**Task description:** Set down all of the data that follows word for word, without the images.

## begin Exercise input

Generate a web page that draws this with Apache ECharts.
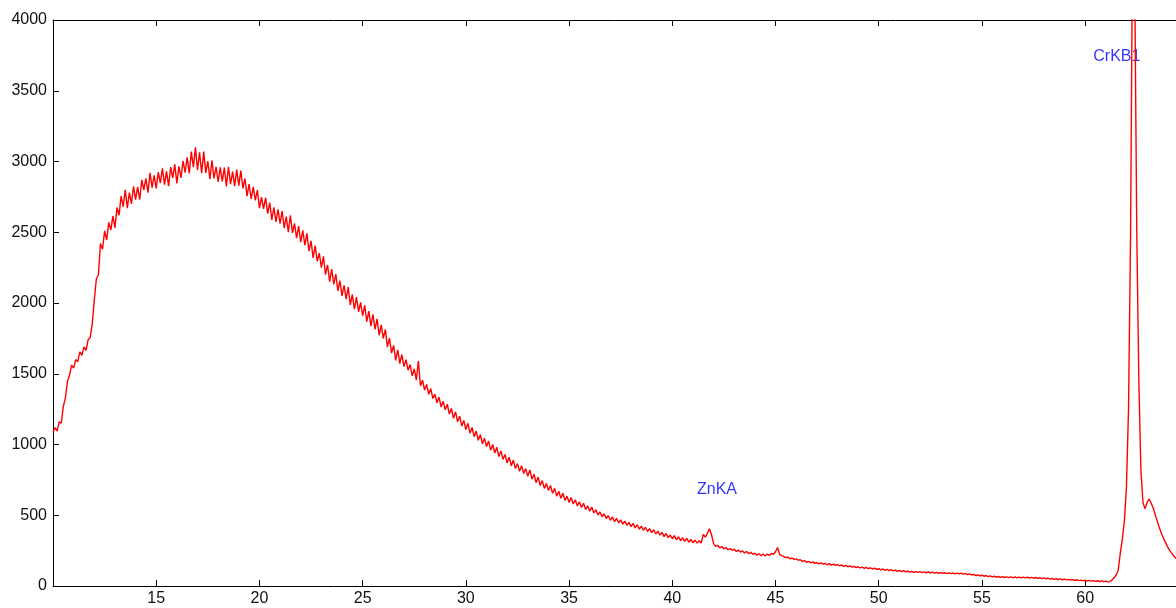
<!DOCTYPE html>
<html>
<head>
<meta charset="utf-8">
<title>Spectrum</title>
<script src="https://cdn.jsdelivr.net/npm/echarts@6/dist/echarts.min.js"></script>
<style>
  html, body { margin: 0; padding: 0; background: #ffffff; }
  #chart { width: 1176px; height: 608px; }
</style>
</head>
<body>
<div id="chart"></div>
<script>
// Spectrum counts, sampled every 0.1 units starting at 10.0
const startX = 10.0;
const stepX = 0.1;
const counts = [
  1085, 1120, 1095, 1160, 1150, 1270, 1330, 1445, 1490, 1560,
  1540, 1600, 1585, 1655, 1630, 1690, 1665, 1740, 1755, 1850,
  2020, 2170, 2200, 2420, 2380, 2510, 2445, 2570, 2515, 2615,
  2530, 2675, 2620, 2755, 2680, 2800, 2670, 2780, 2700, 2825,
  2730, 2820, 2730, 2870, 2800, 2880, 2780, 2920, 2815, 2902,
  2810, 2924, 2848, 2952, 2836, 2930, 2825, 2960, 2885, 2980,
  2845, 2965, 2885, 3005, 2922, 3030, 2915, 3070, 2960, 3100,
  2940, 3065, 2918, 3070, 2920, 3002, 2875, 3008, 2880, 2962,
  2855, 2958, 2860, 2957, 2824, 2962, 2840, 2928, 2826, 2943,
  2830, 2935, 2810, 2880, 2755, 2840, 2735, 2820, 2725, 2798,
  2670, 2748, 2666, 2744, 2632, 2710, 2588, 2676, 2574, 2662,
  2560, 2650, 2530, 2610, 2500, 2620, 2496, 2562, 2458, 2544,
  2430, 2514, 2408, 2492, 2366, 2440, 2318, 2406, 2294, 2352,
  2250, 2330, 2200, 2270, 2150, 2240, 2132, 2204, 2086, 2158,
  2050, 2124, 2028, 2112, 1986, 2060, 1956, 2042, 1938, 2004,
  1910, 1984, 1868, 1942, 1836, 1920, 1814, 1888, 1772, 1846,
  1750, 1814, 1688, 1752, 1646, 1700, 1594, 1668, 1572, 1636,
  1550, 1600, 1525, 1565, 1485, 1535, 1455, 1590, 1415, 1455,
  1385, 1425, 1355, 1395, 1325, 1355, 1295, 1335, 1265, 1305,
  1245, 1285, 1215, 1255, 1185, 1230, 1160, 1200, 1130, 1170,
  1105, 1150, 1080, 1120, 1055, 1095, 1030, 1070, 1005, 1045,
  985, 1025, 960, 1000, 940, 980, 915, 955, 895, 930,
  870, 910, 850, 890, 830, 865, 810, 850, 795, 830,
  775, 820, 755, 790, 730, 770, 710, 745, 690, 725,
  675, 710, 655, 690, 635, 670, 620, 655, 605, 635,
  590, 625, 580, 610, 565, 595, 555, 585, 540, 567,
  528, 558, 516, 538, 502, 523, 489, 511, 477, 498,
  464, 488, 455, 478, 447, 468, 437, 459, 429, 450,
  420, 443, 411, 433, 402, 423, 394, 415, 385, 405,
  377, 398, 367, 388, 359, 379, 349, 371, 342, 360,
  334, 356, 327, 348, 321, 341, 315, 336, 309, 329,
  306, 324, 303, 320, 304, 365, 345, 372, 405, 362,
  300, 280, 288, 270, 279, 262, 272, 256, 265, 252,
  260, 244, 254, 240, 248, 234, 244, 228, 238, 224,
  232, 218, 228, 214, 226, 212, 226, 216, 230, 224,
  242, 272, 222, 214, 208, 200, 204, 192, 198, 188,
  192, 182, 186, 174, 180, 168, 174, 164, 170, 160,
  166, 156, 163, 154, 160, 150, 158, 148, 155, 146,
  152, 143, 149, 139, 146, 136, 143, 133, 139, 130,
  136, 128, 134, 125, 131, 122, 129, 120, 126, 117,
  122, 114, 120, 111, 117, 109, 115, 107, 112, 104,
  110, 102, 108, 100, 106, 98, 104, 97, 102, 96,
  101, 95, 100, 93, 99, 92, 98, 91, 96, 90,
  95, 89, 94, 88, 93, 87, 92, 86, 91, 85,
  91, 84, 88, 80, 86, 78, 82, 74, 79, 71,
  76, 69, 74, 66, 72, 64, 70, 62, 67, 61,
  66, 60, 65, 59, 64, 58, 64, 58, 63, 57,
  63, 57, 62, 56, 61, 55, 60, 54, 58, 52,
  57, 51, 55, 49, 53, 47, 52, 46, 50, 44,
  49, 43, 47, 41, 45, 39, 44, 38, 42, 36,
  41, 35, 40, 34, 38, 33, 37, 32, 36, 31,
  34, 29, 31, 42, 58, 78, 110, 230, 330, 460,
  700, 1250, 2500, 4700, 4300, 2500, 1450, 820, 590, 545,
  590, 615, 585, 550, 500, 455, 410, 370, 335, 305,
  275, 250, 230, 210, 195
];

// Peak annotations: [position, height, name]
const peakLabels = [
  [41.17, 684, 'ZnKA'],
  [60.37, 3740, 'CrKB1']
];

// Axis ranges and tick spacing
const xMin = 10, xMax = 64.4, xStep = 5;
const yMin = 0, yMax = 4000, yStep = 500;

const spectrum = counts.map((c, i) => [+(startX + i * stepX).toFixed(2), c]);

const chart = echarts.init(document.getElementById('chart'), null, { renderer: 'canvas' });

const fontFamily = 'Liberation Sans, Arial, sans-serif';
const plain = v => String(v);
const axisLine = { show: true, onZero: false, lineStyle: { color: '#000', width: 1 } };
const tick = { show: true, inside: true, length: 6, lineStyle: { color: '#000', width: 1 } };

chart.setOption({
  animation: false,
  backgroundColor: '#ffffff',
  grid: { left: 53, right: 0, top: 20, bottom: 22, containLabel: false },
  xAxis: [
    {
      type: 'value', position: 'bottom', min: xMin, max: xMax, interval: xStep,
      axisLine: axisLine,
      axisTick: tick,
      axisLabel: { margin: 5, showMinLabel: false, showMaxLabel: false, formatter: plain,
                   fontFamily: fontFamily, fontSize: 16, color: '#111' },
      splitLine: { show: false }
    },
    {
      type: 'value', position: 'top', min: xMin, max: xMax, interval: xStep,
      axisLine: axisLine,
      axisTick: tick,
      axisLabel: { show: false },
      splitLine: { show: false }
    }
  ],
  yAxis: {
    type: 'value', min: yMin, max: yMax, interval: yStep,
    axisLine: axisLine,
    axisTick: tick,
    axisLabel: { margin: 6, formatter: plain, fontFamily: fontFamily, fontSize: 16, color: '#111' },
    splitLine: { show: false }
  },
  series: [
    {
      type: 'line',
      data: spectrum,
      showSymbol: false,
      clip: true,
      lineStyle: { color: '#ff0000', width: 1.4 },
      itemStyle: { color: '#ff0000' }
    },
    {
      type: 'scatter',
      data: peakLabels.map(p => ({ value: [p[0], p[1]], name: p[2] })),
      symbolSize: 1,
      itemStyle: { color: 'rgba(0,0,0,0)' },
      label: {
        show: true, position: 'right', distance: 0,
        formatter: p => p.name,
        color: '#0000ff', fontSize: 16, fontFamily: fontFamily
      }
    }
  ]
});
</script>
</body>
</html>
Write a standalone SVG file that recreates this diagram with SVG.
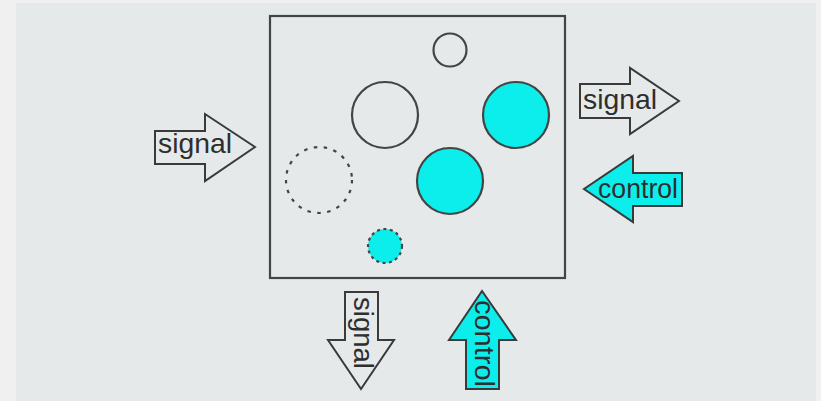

## end Exercise input

**Written solution:**
Generate a web page that draws this with Apache ECharts.
<!DOCTYPE html>
<html>
<head>
<meta charset="utf-8">
<title>Spectrum</title>
<script src="https://cdn.jsdelivr.net/npm/echarts@6/dist/echarts.min.js"></script>
<style>
  html, body { margin: 0; padding: 0; background: #ffffff; }
  #chart { width: 1176px; height: 608px; }
</style>
</head>
<body>
<div id="chart"></div>
<script>
// Spectrum counts, sampled every 0.1 units starting at 10.0
const startX = 10.0;
const stepX = 0.1;
const counts = [
  1085, 1120, 1095, 1160, 1150, 1270, 1330, 1445, 1490, 1560,
  1540, 1600, 1585, 1655, 1630, 1690, 1665, 1740, 1755, 1850,
  2020, 2170, 2200, 2420, 2380, 2510, 2445, 2570, 2515, 2615,
  2530, 2675, 2620, 2755, 2680, 2800, 2670, 2780, 2700, 2825,
  2730, 2820, 2730, 2870, 2800, 2880, 2780, 2920, 2815, 2902,
  2810, 2924, 2848, 2952, 2836, 2930, 2825, 2960, 2885, 2980,
  2845, 2965, 2885, 3005, 2922, 3030, 2915, 3070, 2960, 3100,
  2940, 3065, 2918, 3070, 2920, 3002, 2875, 3008, 2880, 2962,
  2855, 2958, 2860, 2957, 2824, 2962, 2840, 2928, 2826, 2943,
  2830, 2935, 2810, 2880, 2755, 2840, 2735, 2820, 2725, 2798,
  2670, 2748, 2666, 2744, 2632, 2710, 2588, 2676, 2574, 2662,
  2560, 2650, 2530, 2610, 2500, 2620, 2496, 2562, 2458, 2544,
  2430, 2514, 2408, 2492, 2366, 2440, 2318, 2406, 2294, 2352,
  2250, 2330, 2200, 2270, 2150, 2240, 2132, 2204, 2086, 2158,
  2050, 2124, 2028, 2112, 1986, 2060, 1956, 2042, 1938, 2004,
  1910, 1984, 1868, 1942, 1836, 1920, 1814, 1888, 1772, 1846,
  1750, 1814, 1688, 1752, 1646, 1700, 1594, 1668, 1572, 1636,
  1550, 1600, 1525, 1565, 1485, 1535, 1455, 1590, 1415, 1455,
  1385, 1425, 1355, 1395, 1325, 1355, 1295, 1335, 1265, 1305,
  1245, 1285, 1215, 1255, 1185, 1230, 1160, 1200, 1130, 1170,
  1105, 1150, 1080, 1120, 1055, 1095, 1030, 1070, 1005, 1045,
  985, 1025, 960, 1000, 940, 980, 915, 955, 895, 930,
  870, 910, 850, 890, 830, 865, 810, 850, 795, 830,
  775, 820, 755, 790, 730, 770, 710, 745, 690, 725,
  675, 710, 655, 690, 635, 670, 620, 655, 605, 635,
  590, 625, 580, 610, 565, 595, 555, 585, 540, 567,
  528, 558, 516, 538, 502, 523, 489, 511, 477, 498,
  464, 488, 455, 478, 447, 468, 437, 459, 429, 450,
  420, 443, 411, 433, 402, 423, 394, 415, 385, 405,
  377, 398, 367, 388, 359, 379, 349, 371, 342, 360,
  334, 356, 327, 348, 321, 341, 315, 336, 309, 329,
  306, 324, 303, 320, 304, 365, 345, 372, 405, 362,
  300, 280, 288, 270, 279, 262, 272, 256, 265, 252,
  260, 244, 254, 240, 248, 234, 244, 228, 238, 224,
  232, 218, 228, 214, 226, 212, 226, 216, 230, 224,
  242, 272, 222, 214, 208, 200, 204, 192, 198, 188,
  192, 182, 186, 174, 180, 168, 174, 164, 170, 160,
  166, 156, 163, 154, 160, 150, 158, 148, 155, 146,
  152, 143, 149, 139, 146, 136, 143, 133, 139, 130,
  136, 128, 134, 125, 131, 122, 129, 120, 126, 117,
  122, 114, 120, 111, 117, 109, 115, 107, 112, 104,
  110, 102, 108, 100, 106, 98, 104, 97, 102, 96,
  101, 95, 100, 93, 99, 92, 98, 91, 96, 90,
  95, 89, 94, 88, 93, 87, 92, 86, 91, 85,
  91, 84, 88, 80, 86, 78, 82, 74, 79, 71,
  76, 69, 74, 66, 72, 64, 70, 62, 67, 61,
  66, 60, 65, 59, 64, 58, 64, 58, 63, 57,
  63, 57, 62, 56, 61, 55, 60, 54, 58, 52,
  57, 51, 55, 49, 53, 47, 52, 46, 50, 44,
  49, 43, 47, 41, 45, 39, 44, 38, 42, 36,
  41, 35, 40, 34, 38, 33, 37, 32, 36, 31,
  34, 29, 31, 42, 58, 78, 110, 230, 330, 460,
  700, 1250, 2500, 4700, 4300, 2500, 1450, 820, 590, 545,
  590, 615, 585, 550, 500, 455, 410, 370, 335, 305,
  275, 250, 230, 210, 195
];

// Peak annotations: [position, height, name]
const peakLabels = [
  [41.17, 684, 'ZnKA'],
  [60.37, 3740, 'CrKB1']
];

// Axis ranges and tick spacing
const xMin = 10, xMax = 64.4, xStep = 5;
const yMin = 0, yMax = 4000, yStep = 500;

const spectrum = counts.map((c, i) => [+(startX + i * stepX).toFixed(2), c]);

const chart = echarts.init(document.getElementById('chart'), null, { renderer: 'canvas' });

const fontFamily = 'Liberation Sans, Arial, sans-serif';
const plain = v => String(v);
const axisLine = { show: true, onZero: false, lineStyle: { color: '#000', width: 1 } };
const tick = { show: true, inside: true, length: 6, lineStyle: { color: '#000', width: 1 } };

chart.setOption({
  animation: false,
  backgroundColor: '#ffffff',
  grid: { left: 53, right: 0, top: 20, bottom: 22, containLabel: false },
  xAxis: [
    {
      type: 'value', position: 'bottom', min: xMin, max: xMax, interval: xStep,
      axisLine: axisLine,
      axisTick: tick,
      axisLabel: { margin: 5, showMinLabel: false, showMaxLabel: false, formatter: plain,
                   fontFamily: fontFamily, fontSize: 16, color: '#111' },
      splitLine: { show: false }
    },
    {
      type: 'value', position: 'top', min: xMin, max: xMax, interval: xStep,
      axisLine: axisLine,
      axisTick: tick,
      axisLabel: { show: false },
      splitLine: { show: false }
    }
  ],
  yAxis: {
    type: 'value', min: yMin, max: yMax, interval: yStep,
    axisLine: axisLine,
    axisTick: tick,
    axisLabel: { margin: 6, formatter: plain, fontFamily: fontFamily, fontSize: 16, color: '#111' },
    splitLine: { show: false }
  },
  series: [
    {
      type: 'line',
      data: spectrum,
      showSymbol: false,
      clip: true,
      lineStyle: { color: '#ff0000', width: 1.4 },
      itemStyle: { color: '#ff0000' }
    },
    {
      type: 'scatter',
      data: peakLabels.map(p => ({ value: [p[0], p[1]], name: p[2] })),
      symbolSize: 1,
      itemStyle: { color: 'rgba(0,0,0,0)' },
      label: {
        show: true, position: 'right', distance: 0,
        formatter: p => p.name,
        color: '#0000ff', fontSize: 16, fontFamily: fontFamily
      }
    }
  ]
});
</script>
</body>
</html>
Write a standalone SVG file that recreates this diagram with SVG.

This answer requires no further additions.